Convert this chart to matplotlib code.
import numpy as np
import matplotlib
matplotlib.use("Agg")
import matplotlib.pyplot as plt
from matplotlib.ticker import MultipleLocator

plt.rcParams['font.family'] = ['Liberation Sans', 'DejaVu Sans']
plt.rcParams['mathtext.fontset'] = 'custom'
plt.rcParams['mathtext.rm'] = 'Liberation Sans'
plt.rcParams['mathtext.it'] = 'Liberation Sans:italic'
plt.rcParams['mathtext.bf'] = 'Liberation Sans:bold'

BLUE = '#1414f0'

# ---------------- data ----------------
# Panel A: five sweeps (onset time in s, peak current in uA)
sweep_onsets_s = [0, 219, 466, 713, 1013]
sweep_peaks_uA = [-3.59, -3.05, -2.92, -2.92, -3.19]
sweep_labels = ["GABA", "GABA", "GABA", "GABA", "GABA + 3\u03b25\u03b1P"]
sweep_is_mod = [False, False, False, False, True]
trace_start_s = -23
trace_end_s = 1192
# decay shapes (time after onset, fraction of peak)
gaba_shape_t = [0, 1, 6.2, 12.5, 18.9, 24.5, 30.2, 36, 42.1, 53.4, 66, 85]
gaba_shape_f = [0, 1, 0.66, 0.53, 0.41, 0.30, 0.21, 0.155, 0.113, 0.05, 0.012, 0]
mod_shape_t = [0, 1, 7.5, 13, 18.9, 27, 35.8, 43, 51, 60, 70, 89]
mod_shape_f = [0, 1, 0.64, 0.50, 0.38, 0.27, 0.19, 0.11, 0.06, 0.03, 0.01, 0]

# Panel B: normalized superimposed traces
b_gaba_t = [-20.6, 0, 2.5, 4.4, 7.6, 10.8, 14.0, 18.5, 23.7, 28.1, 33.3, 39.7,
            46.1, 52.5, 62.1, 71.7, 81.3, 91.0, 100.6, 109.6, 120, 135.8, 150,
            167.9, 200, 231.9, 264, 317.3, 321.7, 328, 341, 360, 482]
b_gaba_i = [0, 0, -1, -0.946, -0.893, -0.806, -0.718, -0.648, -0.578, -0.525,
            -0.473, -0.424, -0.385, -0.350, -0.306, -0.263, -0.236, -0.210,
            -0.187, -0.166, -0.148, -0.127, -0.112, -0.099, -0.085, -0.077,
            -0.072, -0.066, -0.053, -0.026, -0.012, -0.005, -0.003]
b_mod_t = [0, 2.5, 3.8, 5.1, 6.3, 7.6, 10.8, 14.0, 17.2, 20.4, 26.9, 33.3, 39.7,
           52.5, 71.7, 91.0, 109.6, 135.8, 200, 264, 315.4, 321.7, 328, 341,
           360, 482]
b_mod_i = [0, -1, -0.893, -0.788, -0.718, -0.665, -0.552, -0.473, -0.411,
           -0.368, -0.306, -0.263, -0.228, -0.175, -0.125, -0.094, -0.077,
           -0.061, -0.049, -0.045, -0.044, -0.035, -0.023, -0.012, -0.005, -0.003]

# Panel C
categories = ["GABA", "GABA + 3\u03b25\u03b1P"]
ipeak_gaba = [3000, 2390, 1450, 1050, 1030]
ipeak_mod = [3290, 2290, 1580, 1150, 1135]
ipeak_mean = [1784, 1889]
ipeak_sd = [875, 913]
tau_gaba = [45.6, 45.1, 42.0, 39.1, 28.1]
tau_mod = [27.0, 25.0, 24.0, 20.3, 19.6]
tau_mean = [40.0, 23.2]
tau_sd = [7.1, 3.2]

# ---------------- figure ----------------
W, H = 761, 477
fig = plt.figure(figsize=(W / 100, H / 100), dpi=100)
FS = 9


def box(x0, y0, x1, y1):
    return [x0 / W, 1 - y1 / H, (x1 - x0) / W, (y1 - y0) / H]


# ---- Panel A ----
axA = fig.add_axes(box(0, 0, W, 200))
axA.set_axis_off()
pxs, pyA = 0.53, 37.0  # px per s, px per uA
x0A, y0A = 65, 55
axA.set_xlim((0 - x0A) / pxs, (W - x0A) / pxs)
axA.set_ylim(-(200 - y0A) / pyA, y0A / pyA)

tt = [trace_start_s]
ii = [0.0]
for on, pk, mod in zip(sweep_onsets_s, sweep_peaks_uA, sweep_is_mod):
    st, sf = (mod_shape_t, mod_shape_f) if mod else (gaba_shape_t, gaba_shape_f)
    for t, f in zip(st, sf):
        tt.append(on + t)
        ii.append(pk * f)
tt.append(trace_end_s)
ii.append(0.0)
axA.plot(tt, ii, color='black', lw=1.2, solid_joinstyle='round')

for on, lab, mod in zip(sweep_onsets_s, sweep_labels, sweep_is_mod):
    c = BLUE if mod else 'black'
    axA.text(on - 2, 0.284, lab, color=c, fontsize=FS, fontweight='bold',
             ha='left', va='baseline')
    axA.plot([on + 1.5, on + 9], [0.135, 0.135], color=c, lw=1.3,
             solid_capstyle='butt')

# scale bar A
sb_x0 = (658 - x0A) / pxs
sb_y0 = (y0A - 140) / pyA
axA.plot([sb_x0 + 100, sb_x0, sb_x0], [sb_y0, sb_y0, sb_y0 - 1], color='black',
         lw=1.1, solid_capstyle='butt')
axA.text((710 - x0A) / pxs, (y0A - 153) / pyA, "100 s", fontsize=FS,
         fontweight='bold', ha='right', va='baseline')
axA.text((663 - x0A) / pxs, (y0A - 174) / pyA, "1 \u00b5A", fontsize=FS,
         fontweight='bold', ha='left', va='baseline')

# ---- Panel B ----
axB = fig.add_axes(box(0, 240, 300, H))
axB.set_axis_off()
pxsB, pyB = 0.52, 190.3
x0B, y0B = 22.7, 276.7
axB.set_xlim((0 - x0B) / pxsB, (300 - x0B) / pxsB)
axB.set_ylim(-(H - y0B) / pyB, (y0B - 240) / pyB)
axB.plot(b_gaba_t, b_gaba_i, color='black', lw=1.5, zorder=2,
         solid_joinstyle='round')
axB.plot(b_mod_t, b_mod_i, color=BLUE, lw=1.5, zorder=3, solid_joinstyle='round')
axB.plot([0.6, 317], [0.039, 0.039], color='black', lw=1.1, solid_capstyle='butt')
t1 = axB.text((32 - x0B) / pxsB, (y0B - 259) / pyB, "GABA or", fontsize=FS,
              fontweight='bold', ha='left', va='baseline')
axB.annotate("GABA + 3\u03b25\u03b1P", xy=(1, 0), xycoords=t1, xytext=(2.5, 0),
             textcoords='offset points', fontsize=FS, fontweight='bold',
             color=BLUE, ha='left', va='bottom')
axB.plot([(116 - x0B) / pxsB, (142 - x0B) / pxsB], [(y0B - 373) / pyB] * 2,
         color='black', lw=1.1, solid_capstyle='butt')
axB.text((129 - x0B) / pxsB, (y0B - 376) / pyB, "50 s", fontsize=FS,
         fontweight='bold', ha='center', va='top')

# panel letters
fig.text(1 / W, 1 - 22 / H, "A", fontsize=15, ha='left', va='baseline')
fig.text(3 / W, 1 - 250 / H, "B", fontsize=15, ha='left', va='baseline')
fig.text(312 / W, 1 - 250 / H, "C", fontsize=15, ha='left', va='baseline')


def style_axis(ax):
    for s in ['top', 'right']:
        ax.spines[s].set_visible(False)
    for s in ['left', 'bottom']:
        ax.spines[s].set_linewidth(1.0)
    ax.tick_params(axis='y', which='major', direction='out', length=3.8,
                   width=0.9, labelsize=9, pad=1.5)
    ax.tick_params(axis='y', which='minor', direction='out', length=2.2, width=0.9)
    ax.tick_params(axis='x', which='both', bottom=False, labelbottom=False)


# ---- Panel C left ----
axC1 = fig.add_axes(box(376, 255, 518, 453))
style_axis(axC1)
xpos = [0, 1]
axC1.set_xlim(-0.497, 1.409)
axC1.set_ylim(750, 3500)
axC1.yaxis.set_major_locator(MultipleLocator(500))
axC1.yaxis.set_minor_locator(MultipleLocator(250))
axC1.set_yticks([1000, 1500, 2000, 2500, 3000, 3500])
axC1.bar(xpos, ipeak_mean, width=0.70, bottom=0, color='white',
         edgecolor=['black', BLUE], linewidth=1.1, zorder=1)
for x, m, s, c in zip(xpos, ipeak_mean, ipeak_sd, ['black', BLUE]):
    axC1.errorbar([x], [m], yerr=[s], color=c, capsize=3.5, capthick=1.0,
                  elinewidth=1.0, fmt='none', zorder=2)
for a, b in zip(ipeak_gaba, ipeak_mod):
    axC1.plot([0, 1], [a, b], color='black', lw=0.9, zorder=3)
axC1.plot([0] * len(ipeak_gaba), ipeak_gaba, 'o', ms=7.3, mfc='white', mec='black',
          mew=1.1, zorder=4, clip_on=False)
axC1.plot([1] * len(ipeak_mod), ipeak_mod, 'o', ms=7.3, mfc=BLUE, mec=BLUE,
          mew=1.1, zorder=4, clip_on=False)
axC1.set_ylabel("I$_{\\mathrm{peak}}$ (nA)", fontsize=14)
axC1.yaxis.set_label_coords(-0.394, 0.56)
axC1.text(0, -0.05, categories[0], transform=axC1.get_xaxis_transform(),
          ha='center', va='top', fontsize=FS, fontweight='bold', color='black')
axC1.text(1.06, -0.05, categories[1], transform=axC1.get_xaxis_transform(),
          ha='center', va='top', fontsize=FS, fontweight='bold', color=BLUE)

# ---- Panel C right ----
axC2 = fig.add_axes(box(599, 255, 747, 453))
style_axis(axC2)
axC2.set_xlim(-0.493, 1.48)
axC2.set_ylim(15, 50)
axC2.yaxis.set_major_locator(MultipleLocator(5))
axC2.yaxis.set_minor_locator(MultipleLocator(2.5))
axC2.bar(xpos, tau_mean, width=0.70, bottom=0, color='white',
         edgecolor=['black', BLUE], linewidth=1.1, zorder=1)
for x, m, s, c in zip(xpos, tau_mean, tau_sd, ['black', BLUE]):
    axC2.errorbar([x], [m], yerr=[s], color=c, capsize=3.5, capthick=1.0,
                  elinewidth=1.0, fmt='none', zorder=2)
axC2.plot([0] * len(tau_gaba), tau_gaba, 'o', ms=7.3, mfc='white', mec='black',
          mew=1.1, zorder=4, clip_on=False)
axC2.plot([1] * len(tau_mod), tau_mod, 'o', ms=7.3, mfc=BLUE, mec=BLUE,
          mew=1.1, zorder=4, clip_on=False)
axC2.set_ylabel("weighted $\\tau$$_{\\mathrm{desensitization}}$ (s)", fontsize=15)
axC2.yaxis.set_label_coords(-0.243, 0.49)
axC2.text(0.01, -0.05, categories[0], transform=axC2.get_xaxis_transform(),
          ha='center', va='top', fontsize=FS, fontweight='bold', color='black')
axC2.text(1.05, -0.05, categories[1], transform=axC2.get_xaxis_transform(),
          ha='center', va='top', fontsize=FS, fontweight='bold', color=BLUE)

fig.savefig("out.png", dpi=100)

*The request:*
Only the lines from the beginning of the material above through the line with "from matplotlib.ticker import MultipleLocator" are wanted; extract them exactly.

*Task answer:*
Convert this chart to matplotlib code.
import numpy as np
import matplotlib
matplotlib.use("Agg")
import matplotlib.pyplot as plt
from matplotlib.ticker import MultipleLocator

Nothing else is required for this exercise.